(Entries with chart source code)
..........
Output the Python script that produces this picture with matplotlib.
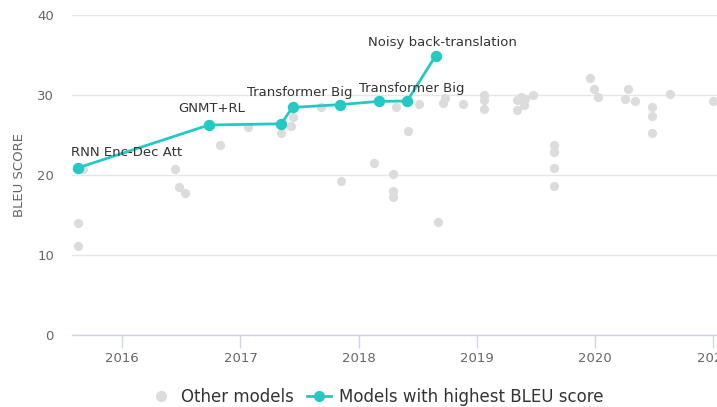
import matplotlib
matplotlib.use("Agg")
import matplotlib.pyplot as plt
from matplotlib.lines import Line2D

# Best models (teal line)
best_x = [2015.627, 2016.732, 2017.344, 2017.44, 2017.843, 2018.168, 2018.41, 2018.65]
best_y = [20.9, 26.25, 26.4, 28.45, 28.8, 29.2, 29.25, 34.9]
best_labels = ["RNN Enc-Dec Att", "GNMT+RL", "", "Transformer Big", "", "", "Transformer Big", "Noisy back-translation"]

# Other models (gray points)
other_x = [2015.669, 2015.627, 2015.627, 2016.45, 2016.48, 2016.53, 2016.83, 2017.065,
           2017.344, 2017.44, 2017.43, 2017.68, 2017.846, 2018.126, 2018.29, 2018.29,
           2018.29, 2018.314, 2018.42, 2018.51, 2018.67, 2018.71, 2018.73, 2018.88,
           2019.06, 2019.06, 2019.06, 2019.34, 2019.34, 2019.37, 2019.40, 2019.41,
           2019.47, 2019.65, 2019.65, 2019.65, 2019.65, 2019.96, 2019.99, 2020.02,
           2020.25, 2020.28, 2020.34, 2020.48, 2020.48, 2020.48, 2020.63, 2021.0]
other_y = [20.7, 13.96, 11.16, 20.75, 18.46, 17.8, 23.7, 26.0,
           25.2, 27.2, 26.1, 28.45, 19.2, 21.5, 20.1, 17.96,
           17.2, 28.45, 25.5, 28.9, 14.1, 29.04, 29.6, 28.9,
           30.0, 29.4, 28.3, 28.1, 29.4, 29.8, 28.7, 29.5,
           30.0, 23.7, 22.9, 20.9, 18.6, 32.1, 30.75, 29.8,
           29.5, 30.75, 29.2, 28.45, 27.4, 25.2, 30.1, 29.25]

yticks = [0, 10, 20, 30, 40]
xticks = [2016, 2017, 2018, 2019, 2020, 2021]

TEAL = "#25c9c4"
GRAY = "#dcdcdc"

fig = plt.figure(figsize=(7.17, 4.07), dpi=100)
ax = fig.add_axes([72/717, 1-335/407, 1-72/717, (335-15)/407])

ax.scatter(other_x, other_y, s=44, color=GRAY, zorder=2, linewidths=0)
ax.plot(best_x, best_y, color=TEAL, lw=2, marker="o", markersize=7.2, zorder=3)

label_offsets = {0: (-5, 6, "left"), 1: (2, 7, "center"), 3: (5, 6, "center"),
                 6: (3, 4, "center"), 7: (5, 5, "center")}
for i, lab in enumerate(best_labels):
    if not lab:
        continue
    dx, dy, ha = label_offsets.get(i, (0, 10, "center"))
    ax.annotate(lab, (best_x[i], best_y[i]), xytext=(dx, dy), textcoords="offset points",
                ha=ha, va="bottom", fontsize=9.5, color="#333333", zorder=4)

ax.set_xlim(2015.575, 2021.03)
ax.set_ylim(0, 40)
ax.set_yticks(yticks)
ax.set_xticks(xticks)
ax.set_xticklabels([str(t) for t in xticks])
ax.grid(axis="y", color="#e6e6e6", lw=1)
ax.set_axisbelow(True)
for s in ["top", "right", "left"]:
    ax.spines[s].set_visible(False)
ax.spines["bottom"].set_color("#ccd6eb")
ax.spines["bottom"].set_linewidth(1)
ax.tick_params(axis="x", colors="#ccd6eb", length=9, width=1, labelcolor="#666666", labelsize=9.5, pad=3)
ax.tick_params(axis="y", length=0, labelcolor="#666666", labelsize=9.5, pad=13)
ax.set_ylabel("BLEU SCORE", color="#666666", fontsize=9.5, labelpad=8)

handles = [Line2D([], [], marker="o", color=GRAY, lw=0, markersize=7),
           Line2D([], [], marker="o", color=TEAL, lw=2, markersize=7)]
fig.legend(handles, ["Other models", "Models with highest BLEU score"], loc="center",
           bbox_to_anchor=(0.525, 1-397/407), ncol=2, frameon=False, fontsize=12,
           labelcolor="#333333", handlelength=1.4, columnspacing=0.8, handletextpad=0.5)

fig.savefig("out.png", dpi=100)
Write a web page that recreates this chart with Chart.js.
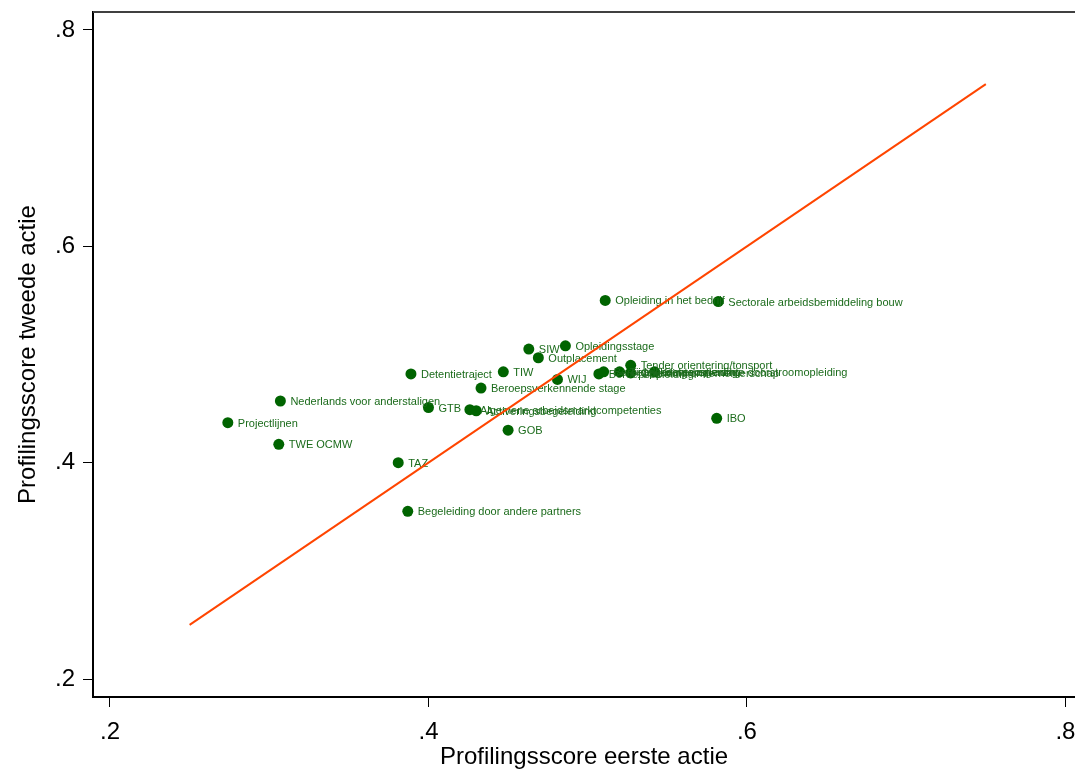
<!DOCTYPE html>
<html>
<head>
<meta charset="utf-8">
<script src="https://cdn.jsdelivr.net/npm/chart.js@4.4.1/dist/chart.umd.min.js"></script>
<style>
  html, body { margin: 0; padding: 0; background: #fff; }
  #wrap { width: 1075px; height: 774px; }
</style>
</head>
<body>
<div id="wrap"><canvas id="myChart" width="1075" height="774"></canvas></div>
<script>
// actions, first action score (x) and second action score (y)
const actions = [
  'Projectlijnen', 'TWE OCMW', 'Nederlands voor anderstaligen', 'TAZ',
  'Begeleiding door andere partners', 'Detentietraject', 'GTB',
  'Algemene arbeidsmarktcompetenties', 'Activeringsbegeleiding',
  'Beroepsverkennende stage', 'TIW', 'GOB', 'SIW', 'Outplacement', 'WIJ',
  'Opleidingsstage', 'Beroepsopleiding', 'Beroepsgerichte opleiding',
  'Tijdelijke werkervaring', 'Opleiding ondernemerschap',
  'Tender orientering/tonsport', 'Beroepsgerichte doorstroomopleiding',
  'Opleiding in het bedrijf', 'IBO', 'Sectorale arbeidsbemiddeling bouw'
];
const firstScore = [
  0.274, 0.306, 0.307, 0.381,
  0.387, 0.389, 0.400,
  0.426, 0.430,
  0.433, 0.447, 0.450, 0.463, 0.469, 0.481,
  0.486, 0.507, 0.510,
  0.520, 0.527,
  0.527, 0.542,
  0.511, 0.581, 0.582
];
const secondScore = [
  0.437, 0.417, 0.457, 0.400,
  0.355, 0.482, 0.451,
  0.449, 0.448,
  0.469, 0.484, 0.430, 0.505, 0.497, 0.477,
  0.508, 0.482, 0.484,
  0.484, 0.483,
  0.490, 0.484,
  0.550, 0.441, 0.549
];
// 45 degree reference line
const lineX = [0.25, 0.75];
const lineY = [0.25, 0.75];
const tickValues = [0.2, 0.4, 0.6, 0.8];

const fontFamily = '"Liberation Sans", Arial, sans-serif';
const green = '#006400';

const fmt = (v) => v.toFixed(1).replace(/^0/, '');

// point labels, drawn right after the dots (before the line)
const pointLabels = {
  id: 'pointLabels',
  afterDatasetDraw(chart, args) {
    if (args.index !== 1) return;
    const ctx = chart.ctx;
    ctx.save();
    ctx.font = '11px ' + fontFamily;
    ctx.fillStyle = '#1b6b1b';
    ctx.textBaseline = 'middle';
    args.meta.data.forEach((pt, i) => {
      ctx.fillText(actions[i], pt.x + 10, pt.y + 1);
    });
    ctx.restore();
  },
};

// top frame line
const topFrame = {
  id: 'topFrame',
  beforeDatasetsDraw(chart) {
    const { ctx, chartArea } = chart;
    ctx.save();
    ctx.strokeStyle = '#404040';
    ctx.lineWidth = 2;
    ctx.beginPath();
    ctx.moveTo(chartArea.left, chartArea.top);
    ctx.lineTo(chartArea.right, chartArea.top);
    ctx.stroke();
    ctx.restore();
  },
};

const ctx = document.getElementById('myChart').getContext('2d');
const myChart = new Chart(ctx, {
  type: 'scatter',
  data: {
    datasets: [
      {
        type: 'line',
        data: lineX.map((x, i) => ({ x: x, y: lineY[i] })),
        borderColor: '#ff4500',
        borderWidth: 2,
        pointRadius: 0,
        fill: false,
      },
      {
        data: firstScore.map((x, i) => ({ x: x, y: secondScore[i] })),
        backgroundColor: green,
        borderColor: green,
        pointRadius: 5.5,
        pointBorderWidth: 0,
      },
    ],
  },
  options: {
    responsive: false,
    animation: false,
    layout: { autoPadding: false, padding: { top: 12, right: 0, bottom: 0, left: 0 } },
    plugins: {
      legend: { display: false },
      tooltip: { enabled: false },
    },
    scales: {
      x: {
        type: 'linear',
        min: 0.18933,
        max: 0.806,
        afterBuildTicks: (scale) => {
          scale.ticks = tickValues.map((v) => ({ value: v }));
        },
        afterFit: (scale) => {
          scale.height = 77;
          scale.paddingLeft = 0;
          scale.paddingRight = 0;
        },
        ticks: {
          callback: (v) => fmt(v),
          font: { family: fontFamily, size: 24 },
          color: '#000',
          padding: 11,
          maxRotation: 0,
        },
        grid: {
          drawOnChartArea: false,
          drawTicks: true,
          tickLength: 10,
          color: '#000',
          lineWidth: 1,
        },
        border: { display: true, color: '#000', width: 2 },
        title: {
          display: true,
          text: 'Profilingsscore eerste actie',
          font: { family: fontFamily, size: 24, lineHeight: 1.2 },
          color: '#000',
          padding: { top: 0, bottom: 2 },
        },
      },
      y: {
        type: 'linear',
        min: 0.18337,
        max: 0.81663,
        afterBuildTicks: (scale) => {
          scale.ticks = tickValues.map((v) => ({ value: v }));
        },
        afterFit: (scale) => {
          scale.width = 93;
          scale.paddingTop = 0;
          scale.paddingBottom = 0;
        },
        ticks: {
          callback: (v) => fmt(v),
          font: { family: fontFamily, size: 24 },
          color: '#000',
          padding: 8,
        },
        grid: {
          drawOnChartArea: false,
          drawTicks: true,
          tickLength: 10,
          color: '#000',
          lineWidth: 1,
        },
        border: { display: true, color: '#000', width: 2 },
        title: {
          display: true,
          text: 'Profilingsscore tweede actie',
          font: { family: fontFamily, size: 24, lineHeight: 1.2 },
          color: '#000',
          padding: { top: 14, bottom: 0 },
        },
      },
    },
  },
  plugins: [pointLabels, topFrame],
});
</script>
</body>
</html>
..........
### TASK GOAL
Reproduce exactly the section that begins with the line containing "Write a web" and ends with the line containing "const fmt = (v)". Both boundary lines belong in the copy, but pictures do not.

### ANSWER TO THE EXERCISE
Write a web page that recreates this chart with Chart.js.
<!DOCTYPE html>
<html>
<head>
<meta charset="utf-8">
<script src="https://cdn.jsdelivr.net/npm/chart.js@4.4.1/dist/chart.umd.min.js"></script>
<style>
  html, body { margin: 0; padding: 0; background: #fff; }
  #wrap { width: 1075px; height: 774px; }
</style>
</head>
<body>
<div id="wrap"><canvas id="myChart" width="1075" height="774"></canvas></div>
<script>
// actions, first action score (x) and second action score (y)
const actions = [
  'Projectlijnen', 'TWE OCMW', 'Nederlands voor anderstaligen', 'TAZ',
  'Begeleiding door andere partners', 'Detentietraject', 'GTB',
  'Algemene arbeidsmarktcompetenties', 'Activeringsbegeleiding',
  'Beroepsverkennende stage', 'TIW', 'GOB', 'SIW', 'Outplacement', 'WIJ',
  'Opleidingsstage', 'Beroepsopleiding', 'Beroepsgerichte opleiding',
  'Tijdelijke werkervaring', 'Opleiding ondernemerschap',
  'Tender orientering/tonsport', 'Beroepsgerichte doorstroomopleiding',
  'Opleiding in het bedrijf', 'IBO', 'Sectorale arbeidsbemiddeling bouw'
];
const firstScore = [
  0.274, 0.306, 0.307, 0.381,
  0.387, 0.389, 0.400,
  0.426, 0.430,
  0.433, 0.447, 0.450, 0.463, 0.469, 0.481,
  0.486, 0.507, 0.510,
  0.520, 0.527,
  0.527, 0.542,
  0.511, 0.581, 0.582
];
const secondScore = [
  0.437, 0.417, 0.457, 0.400,
  0.355, 0.482, 0.451,
  0.449, 0.448,
  0.469, 0.484, 0.430, 0.505, 0.497, 0.477,
  0.508, 0.482, 0.484,
  0.484, 0.483,
  0.490, 0.484,
  0.550, 0.441, 0.549
];
// 45 degree reference line
const lineX = [0.25, 0.75];
const lineY = [0.25, 0.75];
const tickValues = [0.2, 0.4, 0.6, 0.8];

const fontFamily = '"Liberation Sans", Arial, sans-serif';
const green = '#006400';

const fmt = (v) => v.toFixed(1).replace(/^0/, '');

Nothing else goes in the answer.